Les recommandations du BAPE dévoilées hier semblent pertinentes (voir le communiqué du GRAME paru sur OikosBlogue). Sans le nommer, il s’agit d’un moratoire qui durera le temps de l’évaluation environnementale stratégique – semblable à celle qui a statué contre l’exploitation pétrolière et gazière dans l’estuaire du Saint-Laurent – qui pourrait s’échelonner sur deux ans. Le grand avantage, c’est que le Québec pourra maintenant profiter de la vaste étude menée de façon concomitante par l’EPA (l’Agence étatsunienne de protection de l’environnement), avec des moyens considérables. Et il en faut, car selon une enquête réalisée en 2009, qui était restée confidentielle mais qui fut dévoilée par le New York Times dans son édition du 26 février, l’eau usée résultant de la fracturation hydraulique remonte à la surface avec, selon les termes de l’étude, « highly corrosive salts, carcinogens like benzene and radioactive elements like radium ».
Les documents obtenus par le NYT proviennent de fuites d’officiels de l’EPA ou du personnel de l’État de Pennsylvanie. On peut d’ailleurs accéder directement à certaines des 30 000 pages de documents annotées par le NYT en cliquant ici. On peut aussi visionner la carte interactive du NYT ou encore le document infographique qui donne une bonne idée du processus de fracturation.
L’enquête de l’EPA a été réalisée sur un gisement de gaz de schiste de Marcellus, en Pennsylvanie, et a porté sur 200 puits. Selon ce document, l’eau extraite de 128 puits présente des taux de radiations dues à la présence d’uranium et de radium, supérieurs à la norme autorisée pour l’eau potable. 42 prélèvements affichent des taux trop élevés de radium, 4 d’uranium et 41 pour ce qui est de la présence de benzène dans l’eau usée. L’EPA fait état de taux de radioactivité 100 à 1 000 fois supérieur aux normes. Donc, l’exploitation des gaz de schiste par la méthode de fracturation serait beaucoup plus nuisible pour l’environnement et la santé que le prévoyaient les études antérieures.
L’un des documents obtenus est une étude confidentielle réalisée par l’industrie du gaz. On y affirme que la radioactivité détectée dans les eaux usées ne pourra pas être complètement diluée dans les rivières ou par un traitement conventionnel. Non seulement l’EPA ne serait pas intervenue pour chercher à corriger la situation, elle a permis aux autorités municipales responsables du traitement des eaux usées de ne pas tester la radioactivité des eaux rejetées après traitement.

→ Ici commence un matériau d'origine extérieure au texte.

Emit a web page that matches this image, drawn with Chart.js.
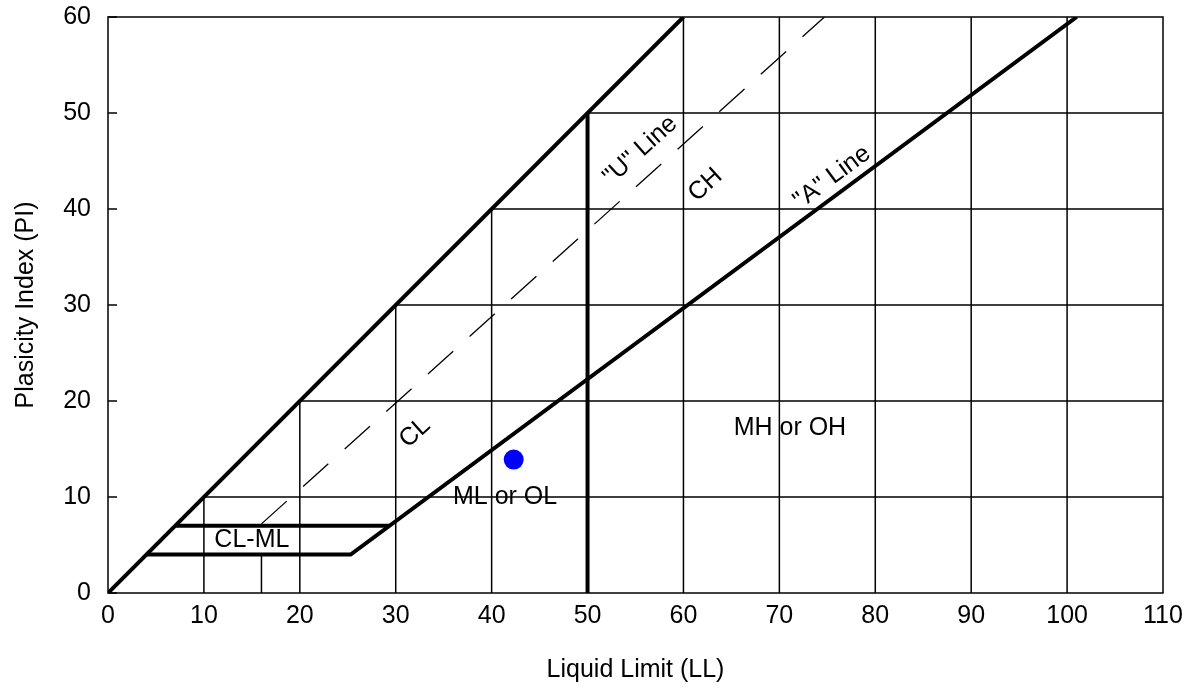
<!DOCTYPE html>
<html>
<head>
<meta charset="utf-8">
<script src="https://cdn.jsdelivr.net/npm/chart.js@4/dist/chart.umd.min.js"></script>
<style>
  html, body { margin: 0; padding: 0; background: #fff; }
  #wrap { width: 1190px; height: 692px; }
</style>
</head>
<body>
<div id="wrap"><canvas id="graphic"></canvas></div>
<script>
// chart values
var llTicks = [0, 10, 20, 30, 40, 50, 60, 70, 80, 90, 100, 110];
var piTicks = [0, 10, 20, 30, 40, 50, 60];

var upperLine = [[0, 0], [60, 60]];
var aLine = [[4, 4], [25.3, 4], [101, 60]];
var clmlTop = [[7, 7], [29.3, 7]];
var uLine = [[16, 7.2], [74.7, 60]];
var uFoot = [[16, 0], [16, 4]];
var ll50 = [[50, 0], [50, 50]];
var sample = [[42.3, 13.9]];

var zoneText = ['CL', 'CH', '"U" Line', '"A" Line', 'MH or OH', 'ML or OL', 'CL-ML'];
var zoneLL = [32.0, 62.3, 55.5, 75.5, 71.1, 41.4, 15.0];
var zonePI = [16.7, 42.5, 46.1, 43.3, 17.2, 10.0, 5.5];
var zoneAngle = [-42, -42, -42, -36.5, 0, 0, 0];

function pts(arr) {
    return arr.map(function (p) { return { x: p[0], y: p[1] }; });
}

// partial grid: verticals stop at the upper line, horizontals start at it
var gridPts = [];
llTicks.forEach(function (v) {
    if (v == 0 || v == 110) return;
    gridPts.push({ x: v, y: 0 }, { x: v, y: Math.min(v, 60) }, { x: v, y: null });
});
piTicks.forEach(function (h) {
    if (h == 0 || h == 60) return;
    gridPts.push({ x: h, y: h }, { x: 110, y: h }, { x: 110, y: null });
});

var font = 'Liberation Sans, Arial, sans-serif';
var fsize = 25;

var decor = {
    id: 'decor',
    afterDatasetsDraw: function (chart) {
        var c = chart.ctx, a = chart.chartArea;
        var xs = chart.scales.x, ys = chart.scales.y;
        c.save();
        c.strokeStyle = '#000';
        c.lineWidth = 1.5;
        c.strokeRect(a.left, a.top, a.right - a.left, a.bottom - a.top);
        // inside ticks on the PI axis
        piTicks.forEach(function (t) {
            var y = ys.getPixelForValue(t);
            c.beginPath();
            c.moveTo(a.left, y);
            c.lineTo(a.left + 9, y);
            c.stroke();
        });
        c.fillStyle = '#000';
        c.font = fsize + 'px ' + font;
        c.textAlign = 'center';
        c.textBaseline = 'middle';
        for (var i = 0; i < zoneText.length; i++) {
            c.save();
            c.translate(xs.getPixelForValue(zoneLL[i]), ys.getPixelForValue(zonePI[i]));
            c.rotate(zoneAngle[i] * Math.PI / 180);
            c.fillText(zoneText[i], 0, 0);
            c.restore();
        }
        c.restore();
    }
};

function seg(data, w, dash) {
    return {
        data: pts(data),
        showLine: true,
        borderColor: '#000',
        borderWidth: w,
        borderDash: dash || [],
        pointRadius: 0,
        fill: false
    };
}

var ctx = document.getElementById('graphic');
var chartGraph = new Chart(ctx, {
    type: 'scatter',
    data: {
        datasets: [
            {
                data: sample.map(function (p) { return { x: p[0], y: p[1] }; }),
                pointRadius: 10,
                pointBackgroundColor: '#0000ff',
                pointBorderWidth: 0,
                showLine: false
            },
            Object.assign(seg([], 0), { data: gridPts, borderWidth: 1.5, spanGaps: false }),
            seg(upperLine, 4),
            seg(aLine, 4),
            seg(clmlTop, 4),
            seg(ll50, 4),
            seg(uFoot, 1.5),
            seg(uLine, 1.3, [34, 22])
        ]
    },
    options: {
        responsive: true,
        maintainAspectRatio: false,
        animation: false,
        layout: { padding: { top: 17, right: 27, left: 0, bottom: 0 } },
        plugins: {
            legend: { display: false },
            tooltip: { enabled: false }
        },
        scales: {
            x: {
                type: 'linear',
                min: 0, max: 110,
                afterFit: function (s) { s.height = 99; s.paddingLeft = 0; s.paddingRight = 0; },
                afterBuildTicks: function (s) { s.ticks = llTicks.map(function (v) { return { value: v }; }); },
                grid: { display: false },
                border: { display: false },
                ticks: { color: '#000', font: { family: font, size: fsize }, padding: 0, maxRotation: 0 },
                title: { display: true, text: 'Liquid Limit (LL)', color: '#000', font: { family: font, size: fsize }, padding: { top: 4, bottom: 7 } }
            },
            y: {
                type: 'linear',
                min: 0, max: 60,
                afterFit: function (s) { s.width = 108; s.paddingTop = 0; s.paddingBottom = 0; },
                afterBuildTicks: function (s) { s.ticks = piTicks.map(function (v) { return { value: v }; }); },
                grid: { display: false },
                border: { display: false },
                ticks: { color: '#000', font: { family: font, size: fsize }, padding: 9 },
                title: { display: true, text: 'Plasicity Index (PI)', color: '#000', font: { family: font, size: fsize }, padding: { top: 11, bottom: 0 } }
            }
        }
    },
    plugins: [decor]
});
</script>
</body>
</html>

Pour les États-Unis ce n’est pas un petit problème. Ce pays de la libre entreprise a totalement laissez-faire l’industrie du gaz dans ce Klondike du gaz de schiste. En 2009 il y aurait ainsi 493 000 puits actifs d’exploitation du gaz. C’est plus du double du nombre de puits qu’il y avait en 1990. Mais à la différence qu’aujourd’hui 90 % de ces puits utilisent la méthode de la fracturation. Ce sont surtout dans cinq États qu’on retrouve des puits dans des zones densément peuplées, où les impacts de l’industrie peuvent avoir des conséquences sur la population : Colorado, Ohio, Pennsylvanie, Texas et Virginie. Mais pour le Wyoming, État avec une faible densité de population, c’est plutôt la contamination de l’air qui pose problème. Pour la première fois de son histoire, la qualité de l’air de cet État n’a pas rencontré les standards minimum requis, en raison du benzène et du toluène contenus dans les fumées des 27 000 puits implantés au Wyoming, dont la grande majorité utilise la méthode de fracturation. Dans le comté où la concentration de puits est la plus forte, la réaction de ces fumées avec le soleil contribuerait à un niveau d’ozone plus élevé que les records atteint à Houston ou Los Angeles.
Comment se surprendre de la réponse extrêmement prévisible de l’industrie : « These low levels of radioactivity pose no threat to the public or worker safety and are more a public perception issue than a real health threat », aurait déclaré James E. Grey, chef opérateur de Triana Energy. Pourtant, comment expliquent-ils que dans une étude confidentielle de l’American Petroleum Institute qui date de 1990, on signalait que les risques significatifs de cancer qui découleraient de rejets d’eaux usées contenant des éléments radioactifs – à un niveau de radioactivité inférieur à ceux de Pennsylvanie – déversés dans le Golfe du Mexique – donc beaucoup plus fortement dilués – étaient très élevés pour les personnes qui consommeraient du poisson contaminé.